Super Sunday: Rampagor and Ignoble Woman

Rampagor

John Hong is not a bad guy, but he has an unfortunate condition. When exposed to certain levels of pollution, John transforms into a hulking monster and proceeds to demolish anything in sight that he deems unnatural. When the monster’s temper wanes, John turns back to normal and has no memory of what happened. While the monster, Rampagor, obviously has to be stopped, the only way to do it seems to be to keep John in a pristine biodome.

Rampagor is a Hulk-style character, but without the idea that underneath it all he’s a hero. Rampagor is a beast that, without superhero intervention, can level cities, but is it right to kill, or even just to imprison John for its actions? That’s the sort of thing we would have to think about in a Rampagor story.

Ignoble Woman

When a being as powerful as Noblewoman shows up, that attracts attention. For scientist Amalia Tiglao, that attention came in the form of jealousy. Why should some superhuman freak get to enjoy the advantages of higher spatial dimensions while she, a scientific genius, was stuck in the limiting three dimensions? It took a lot of work, and some shady deals to acquire funding, but she eventually devised a process that would, in theory, replicate the hero’s powers. Unfortunately, those powers came at a cost, leaving her transformed into a strange and chaotic form.
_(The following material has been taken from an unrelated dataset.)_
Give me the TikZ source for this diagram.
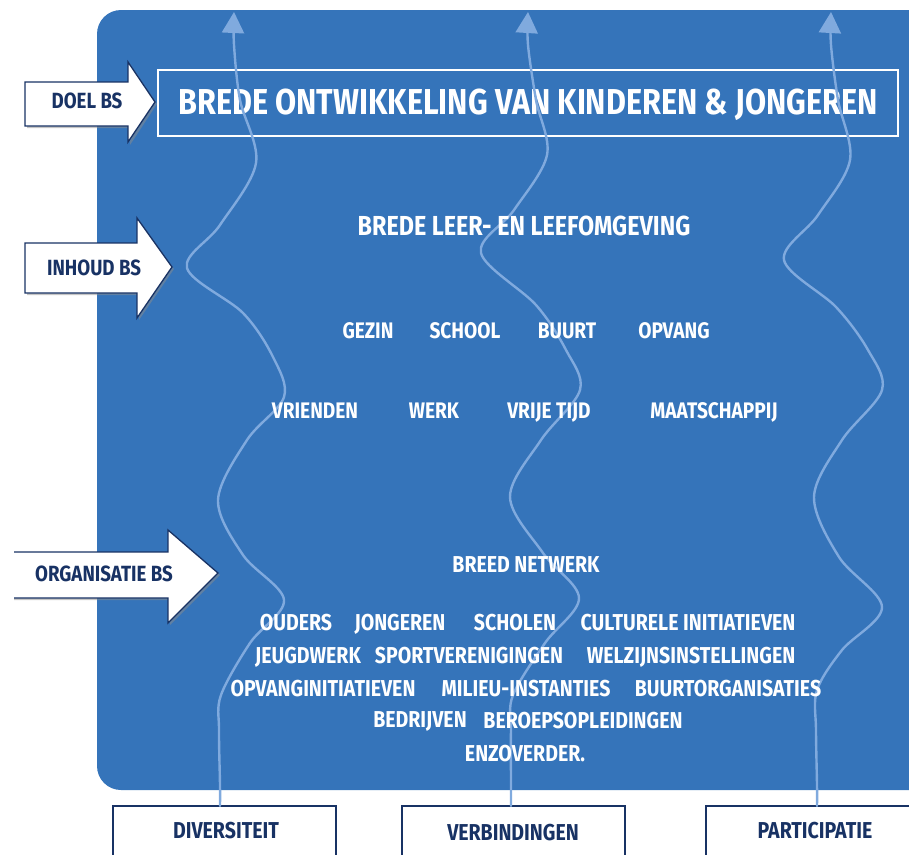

Now Amalia blames Noblewoman for her predicament and, of course, is now a supervillain intent on bringing down the world’s most powerful hero.

One of the things that bugs me most in superhero comics is how “personal” the stakes always have to be. It seems like every series gets to the point where the only thing the hero does is react to villains who are actively driven by their hatred of the hero. I like it when superheroes solve problems for people, not just to be dealing with their own dramas while crumbling cities around them. Anyway, Ignoble Woman is an example of the sort of thing I don’t like, so the stories about her would have to directly deal with all that.

Like the villain Hurtch, Ignoble Woman is a being that extends into higher space, so parts of her, the tentacle arm thing, appears unconnected in three dimensions.